Supplied material>
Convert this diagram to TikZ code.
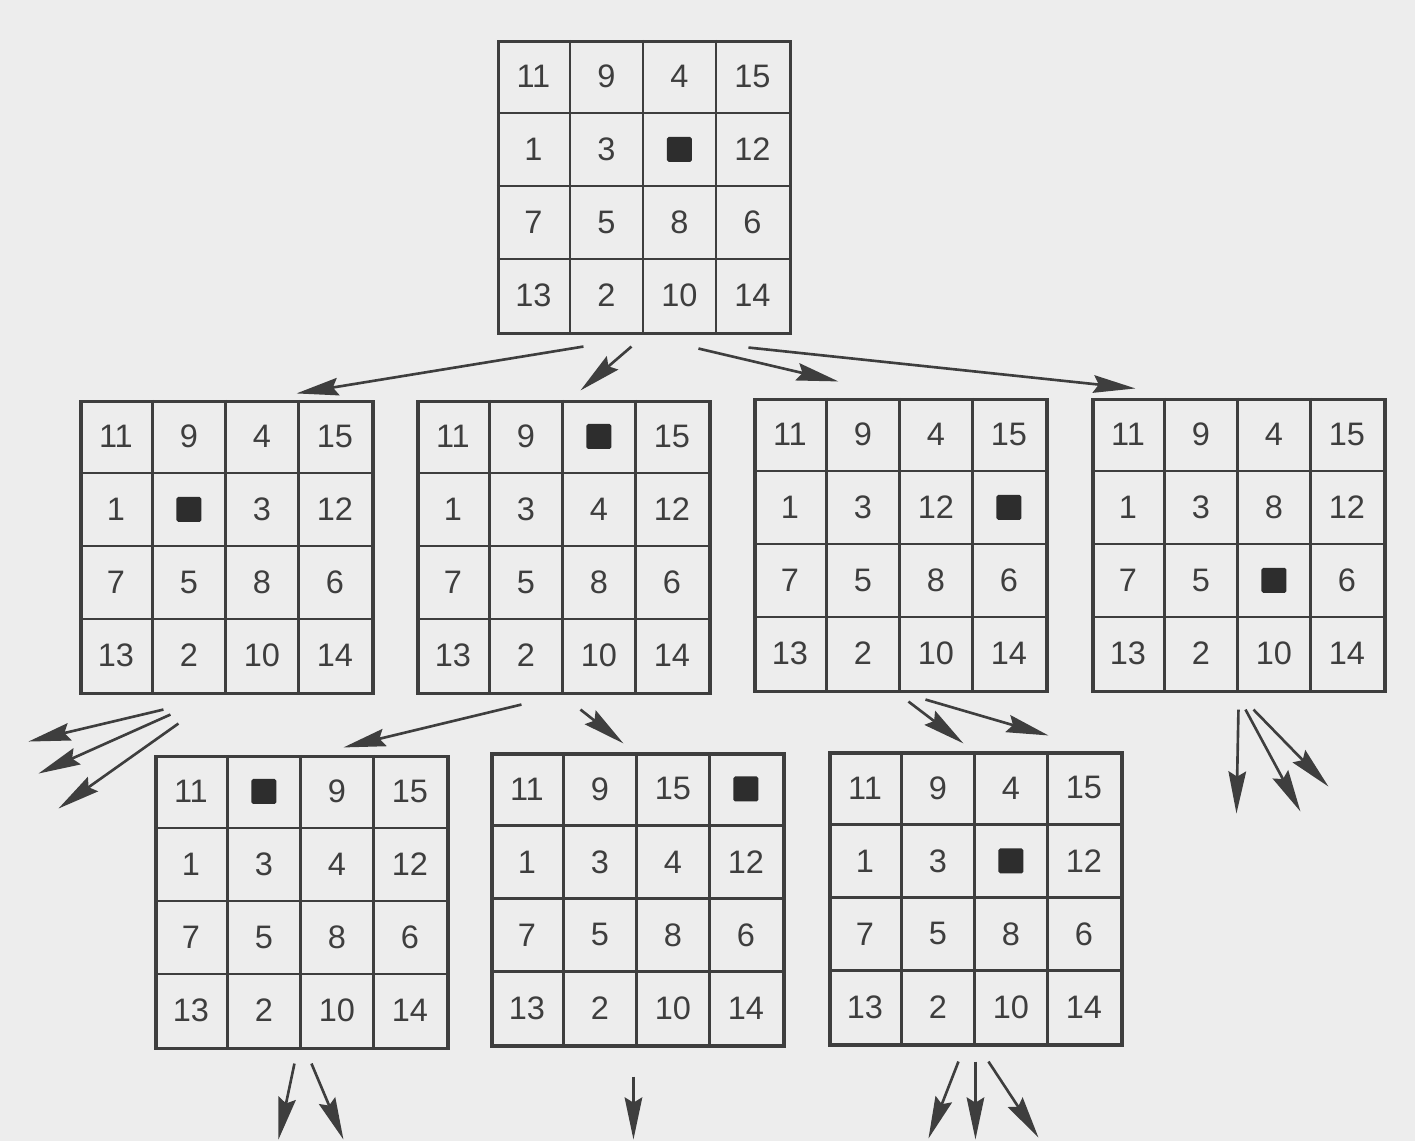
\documentclass[tikz,border=0pt]{standalone}
\usepackage{fontspec}
\setmainfont{Liberation Sans}
\usetikzlibrary{positioning, arrows.meta, calc}
\usepackage{xcolor}
\definecolor{papercolor}{RGB}{237, 237, 237}
\definecolor{inkcolor}{RGB}{62, 62, 62}
\definecolor{holecolor}{RGB}{45, 45, 45}

% one 4x4 board: name, centre, sixteen entries row by row (0 = empty tile)
\newcommand{\puzzle}[3]{%
  \node[draw=inkcolor, line width=1.8pt, minimum size=5.84cm,
        inner sep=0pt] (#1) at (#2) {};
  \foreach \k in {1,2,3} {
    \draw[gridline] ([xshift=\k*1.46cm]#1.north west) -- ([xshift=\k*1.46cm]#1.south west);
    \draw[gridline] ([yshift=-\k*1.46cm]#1.north west) -- ([yshift=-\k*1.46cm]#1.north east);
  }
  \foreach \v [count=\i from 0] in {#3} {
    \pgfmathtruncatemacro\trow{\i/4}
    \pgfmathtruncatemacro\tcol{mod(\i,4)}
    \ifnum\v=0\relax
      \node[holetile] at ([shift={(\tcol*1.46cm+0.73cm,-\trow*1.46cm-0.73cm)}]#1.north west) {};
    \else
      \node[tilenum] at ([shift={(\tcol*1.46cm+0.73cm,-\trow*1.46cm-0.73cm)}]#1.north west) {\v};
    \fi
  }
}

\begin{document}
\begin{tikzpicture}[x=0.02cm, y=-0.02cm,
    gridline/.style={draw=inkcolor, line width=1.5pt},
    tilenum/.style={text=inkcolor, font=\fontsize{18.5}{21}\selectfont, inner sep=0pt},
    holetile/.style={fill=holecolor, minimum size=0.5cm, inner sep=0pt, rounded corners=1pt},
    move/.style={draw=inkcolor, line width=1.5pt, -{Stealth[length=24pt, width=10pt, inset=3pt]}}]
  \fill[papercolor] (0,0) rectangle (1415,1141);
  \useasboundingbox (0,0) rectangle (1415,1141);

  % start position
  \puzzle{top}{644.5,187.5}{11,9,4,15, 1,3,0,12, 7,5,8,6, 13,2,10,14}

  % first level
  \puzzle{left}{227,547.5}{11,9,4,15, 1,0,3,12, 7,5,8,6, 13,2,10,14}
  \puzzle{up}{564,547.5}{11,9,0,15, 1,3,4,12, 7,5,8,6, 13,2,10,14}
  \puzzle{right}{901,545.5}{11,9,4,15, 1,3,12,0, 7,5,8,6, 13,2,10,14}
  \puzzle{down}{1239,545.5}{11,9,4,15, 1,3,8,12, 7,5,0,6, 13,2,10,14}

  % second level
  \puzzle{upleft}{302,902.5}{11,0,9,15, 1,3,4,12, 7,5,8,6, 13,2,10,14}
  \puzzle{upright}{638,900}{11,9,15,0, 1,3,4,12, 7,5,8,6, 13,2,10,14}
  \puzzle{updown}{976,899}{11,9,4,15, 1,3,0,12, 7,5,8,6, 13,2,10,14}

  % moves
  \draw[move] ([shift={(86.5,11.5)}]top.south west) -- ([shift={(217,-6.5)}]left.north west);
  \draw[move] ([shift={(134.5,11.5)}]top.south west) -- ([shift={(164,-9.5)}]up.north west);
  \draw[move] ([shift={(201.5,13.5)}]top.south west) -- ([shift={(85,-16.5)}]right.north west);
  \draw[move] ([shift={(251.5,12.5)}]top.south west) -- ([shift={(44,-9.5)}]down.north west);

  \draw[move] ([shift={(84,14.5)}]left.south west) -- ([shift={(-51,46.5)}]left.south west);
  \draw[move] ([shift={(91,19.5)}]left.south west) -- ([shift={(-41,78.5)}]left.south west);
  \draw[move] ([shift={(99,28.5)}]left.south west) -- ([shift={(-21,113.5)}]left.south west);

  \draw[move] ([shift={(105,9.5)}]up.south west) -- ([shift={(189,-7.5)}]upleft.north west);
  \draw[move] ([shift={(164,14.5)}]up.south west) -- ([shift={(133,-9)}]upright.north west);

  \draw[move] ([shift={(155,8.5)}]right.south west) -- ([shift={(135,-8)}]updown.north west);
  \draw[move] ([shift={(172,6.5)}]right.south west) -- ([shift={(220,-16)}]updown.north west);

  \draw[move] ([shift={(147,16.5)}]down.south west) -- ([shift={(145,120.5)}]down.south west);
  \draw[move] ([shift={(154,16.5)}]down.south west) -- ([shift={(209,118.5)}]down.south west);
  \draw[move] ([shift={(162,16.5)}]down.south west) -- ([shift={(237,93.5)}]down.south west);

  \draw[move] ([shift={(140,13.5)}]upleft.south west) -- ([shift={(124,89.5)}]upleft.south west);
  \draw[move] ([shift={(157,13.5)}]upleft.south west) -- ([shift={(189,89.5)}]upleft.south west);

  \draw[move] ([shift={(143,29)}]upright.south west) -- ([shift={(143,92)}]upright.south west);

  \draw[move] ([shift={(130,15)}]updown.south west) -- ([shift={(100,92)}]updown.south west);
  \draw[move] ([shift={(147,15)}]updown.south west) -- ([shift={(147,93)}]updown.south west);
  \draw[move] ([shift={(160,15)}]updown.south west) -- ([shift={(210,91)}]updown.south west);
\end{tikzpicture}
\end{document}
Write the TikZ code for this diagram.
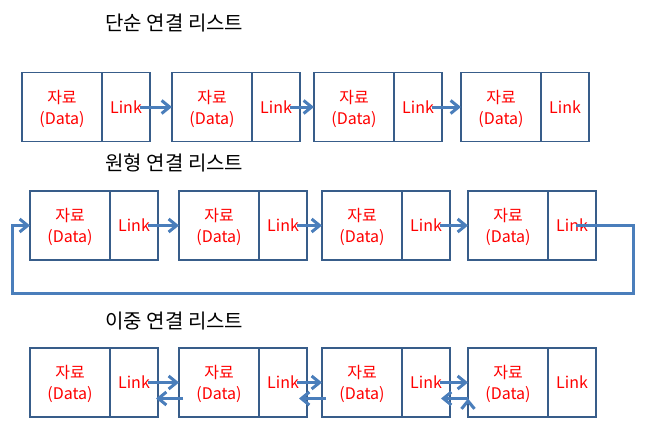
\documentclass[tikz,border=0pt]{standalone}
\usepackage{fontspec}
\setmainfont{Noto Sans CJK KR}
\usetikzlibrary{positioning,arrows.meta}
\definecolor{boxblue}{HTML}{385D8A}
\definecolor{arrowblue}{HTML}{4A7EBB}

\begin{document}
\begin{tikzpicture}[x=1pt,y=-1pt,
	data node/.style={draw=boxblue,line width=1.8pt,minimum width=80pt,minimum height=69pt,
		inner sep=0pt,outer sep=0pt,text=red,align=center,anchor=west,text depth=-1pt,
		font=\fontsize{16}{21}\selectfont},
	link node/.style={draw=boxblue,line width=1.8pt,minimum width=48pt,minimum height=69pt,
		inner sep=0pt,outer sep=0pt,text=red,right=0pt of #1,
		font=\fontsize{16}{21}\selectfont},
	title/.style={anchor=west,font=\fontsize{20}{24}\selectfont},
	arrow/.style={draw=arrowblue,line width=3pt,-{Straight Barb[length=8pt,width=13pt]}}]

	\useasboundingbox (0,0) rectangle (650,428);

	% single
	\node[title] (t1) at (102,23) {단순 연결 리스트};
	\node[data node] (a1) at (22,107) {자료\\(Data)};
	\node[link node=a1] (al1) {Link};
	\node[data node] (a2) at (172,107) {자료\\(Data)};
	\node[link node=a2] (al2) {Link};
	\node[data node] (a3) at (314,107) {자료\\(Data)};
	\node[link node=a3] (al3) {Link};
	\node[data node] (a4) at (461,107) {자료\\(Data)};
	\node[link node=a4] (al4) {Link};

	% circular
	\node[title] (t2) at (102,163) {원형 연결 리스트};
	\node[data node] (b1) at (30,225.5) {자료\\(Data)};
	\node[link node=b1] (bl1) {Link};
	\node[data node] (b2) at (179,225.5) {자료\\(Data)};
	\node[link node=b2] (bl2) {Link};
	\node[data node] (b3) at (322,225.5) {자료\\(Data)};
	\node[link node=b3] (bl3) {Link};
	\node[data node] (b4) at (468,225.5) {자료\\(Data)};
	\node[link node=b4] (bl4) {Link};
	\coordinate (loopR) at (633,293);
	\coordinate (loopL) at (12,293);

	% double
	\node[title] (t3) at (102,321) {이중 연결 리스트};
	\node[data node] (c1) at (30,382.5) {자료\\(Data)};
	\node[link node=c1] (cl1) {Link};
	\node[data node] (c2) at (179,382.5) {자료\\(Data)};
	\node[link node=c2] (cl2) {Link};
	\node[data node] (c3) at (322,382.5) {자료\\(Data)};
	\node[link node=c3] (cl3) {Link};
	\node[data node] (c4) at (468,382.5) {자료\\(Data)};
	\node[link node=c4] (cl4) {Link};

	\path[arrow]
	([xshift=14pt]al1.center) edge (a2.west)
	([xshift=14pt]al2.center) edge (a3.west)
	([xshift=14pt]al3.center) edge (a4.west)
	([xshift=14pt]bl1.center) edge (b2.west)
	([xshift=14pt]bl2.center) edge (b3.west)
	([xshift=14pt]bl3.center) edge (b4.west)
	([xshift=14pt]cl1.center) edge (c2.west)
	([xshift=14pt]cl2.center) edge (c3.west)
	([xshift=14pt]cl3.center) edge (c4.west)
	([shift={(4pt,-16pt)}]c2.west) edge ([shift={(-2pt,-16pt)}]cl1.east)
	([shift={(4pt,-16pt)}]c3.west) edge ([shift={(-8pt,-16pt)}]cl2.east)
	([shift={(0pt,-16pt)}]c4.west) edge ([shift={(-9pt,-16pt)}]cl3.east)
	;
	\draw[arrow] ([xshift=4pt]bl4.center) -| (loopR) -- (loopL) |- (b1.west);
\end{tikzpicture}
\end{document}
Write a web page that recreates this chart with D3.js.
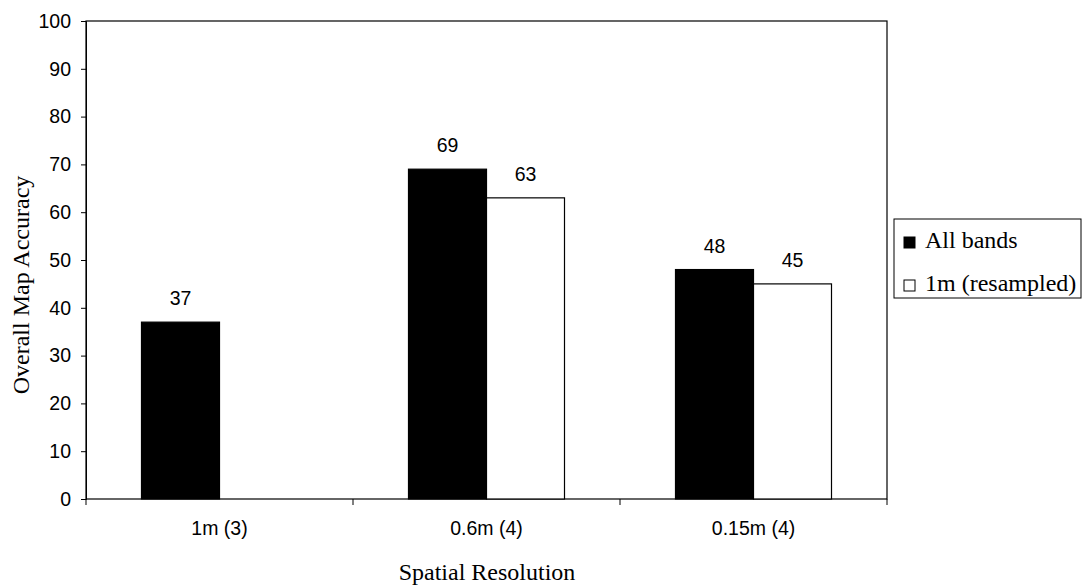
<!DOCTYPE html>
<html><head><meta charset="utf-8">
<script src="https://cdn.jsdelivr.net/npm/d3@7"></script>
<style>body{margin:0;background:#fff}</style>
</head><body>
<svg id="c" width="1089" height="588"></svg>
<script>
const categories = ["1m (3)", "0.6m (4)", "0.15m (4)"];
const seriesNames = ["All bands", "1m (resampled)"];
const allBands = [37, 69, 48];
const resampled = [null, 63, 45];
const yTicks = [0,10,20,30,40,50,60,70,80,90,100];
const xTitle = "Spatial Resolution";
const yTitle = "Overall Map Accuracy";

const SANS = "Liberation Sans, Arial, sans-serif";
const SERIF = "Liberation Serif, Times New Roman, serif";
const svg = d3.select("#c");
const L = 86, R = 887, T = 21, B = 499;
const x = d3.scaleBand().domain(categories).range([L, R]).paddingInner(0).paddingOuter(0);
const y = d3.scaleLinear().domain([0, 100]).range([B, T]);
const sub = d3.scaleBand().domain(seriesNames).range([0, 156]);
const off = (x.bandwidth() - 156) / 2;

// frame
svg.append("rect").attr("x", L).attr("y", T).attr("width", R - L).attr("height", B - T)
  .attr("fill", "none").attr("stroke", "#000").attr("stroke-width", 1.2);

// y axis
const ya = svg.append("g").attr("transform", `translate(${L},0)`)
  .call(d3.axisLeft(y).tickValues(yTicks).tickSize(5).tickPadding(10));
ya.select(".domain").attr("stroke", "#000");
ya.selectAll("text").attr("font-family", SANS).attr("font-size", 19.5).attr("fill", "#000");

// x axis
const xa = svg.append("g").attr("transform", `translate(0,${B})`)
  .call(d3.axisBottom(x).tickSize(0).tickPadding(22));
xa.select(".domain").remove();
xa.selectAll("text").attr("font-family", SANS).attr("font-size", 19.5).attr("fill", "#000");
// category boundary ticks
const bounds = categories.map(c => x(c)).concat([x(categories[categories.length-1]) + x.bandwidth()]);
svg.append("g").selectAll("line").data(bounds).join("line")
  .attr("x1", d => d).attr("x2", d => d).attr("y1", B).attr("y2", B + 6)
  .attr("stroke", "#000");

const data = [];
categories.forEach((c, i) => {
  data.push({c, s: seriesNames[0], v: allBands[i]});
  if (resampled[i] != null) data.push({c, s: seriesNames[1], v: resampled[i]});
});
const fills = {"All bands": "#000", "1m (resampled)": "#fff"};

svg.append("g").selectAll("rect").data(data).join("rect")
  .attr("x", d => x(d.c) + off + sub(d.s))
  .attr("y", d => y(d.v))
  .attr("width", sub.bandwidth())
  .attr("height", d => B - y(d.v))
  .attr("fill", d => fills[d.s])
  .attr("stroke", "#000").attr("stroke-width", 1.2);

svg.append("g").selectAll("text").data(data).join("text")
  .attr("x", d => x(d.c) + off + sub(d.s) + sub.bandwidth() / 2)
  .attr("y", d => y(d.v) - 17)
  .attr("text-anchor", "middle")
  .attr("font-family", SANS).attr("font-size", 19.5)
  .text(d => d.v);

// titles
svg.append("text").attr("x", 487).attr("y", 580).attr("text-anchor", "middle")
  .attr("font-family", SERIF).attr("font-size", 24).text(xTitle);
svg.append("text").attr("transform", `translate(29,285) rotate(-90)`).attr("text-anchor", "middle")
  .attr("font-family", SERIF).attr("font-size", 24).text(yTitle);

// legend
const lg = svg.append("g");
lg.append("rect").attr("x", 894).attr("y", 219).attr("width", 187).attr("height", 79)
  .attr("fill", "#fff").attr("stroke", "#000");
seriesNames.forEach((s, i) => {
  const base = 248 + i * 43;
  lg.append("rect").attr("x", 904).attr("y", base - 11).attr("width", 11).attr("height", 11)
    .attr("fill", fills[s]).attr("stroke", "#000");
  lg.append("text").attr("x", 925).attr("y", base)
    .attr("font-family", SERIF).attr("font-size", 24).text(s);
});
</script>
</body></html>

Task prompt>
Locate the word "diagram" in the records above, and return each line that has it.

Solution to this task>
Convert this diagram to TikZ code.
Write the TikZ code for this diagram.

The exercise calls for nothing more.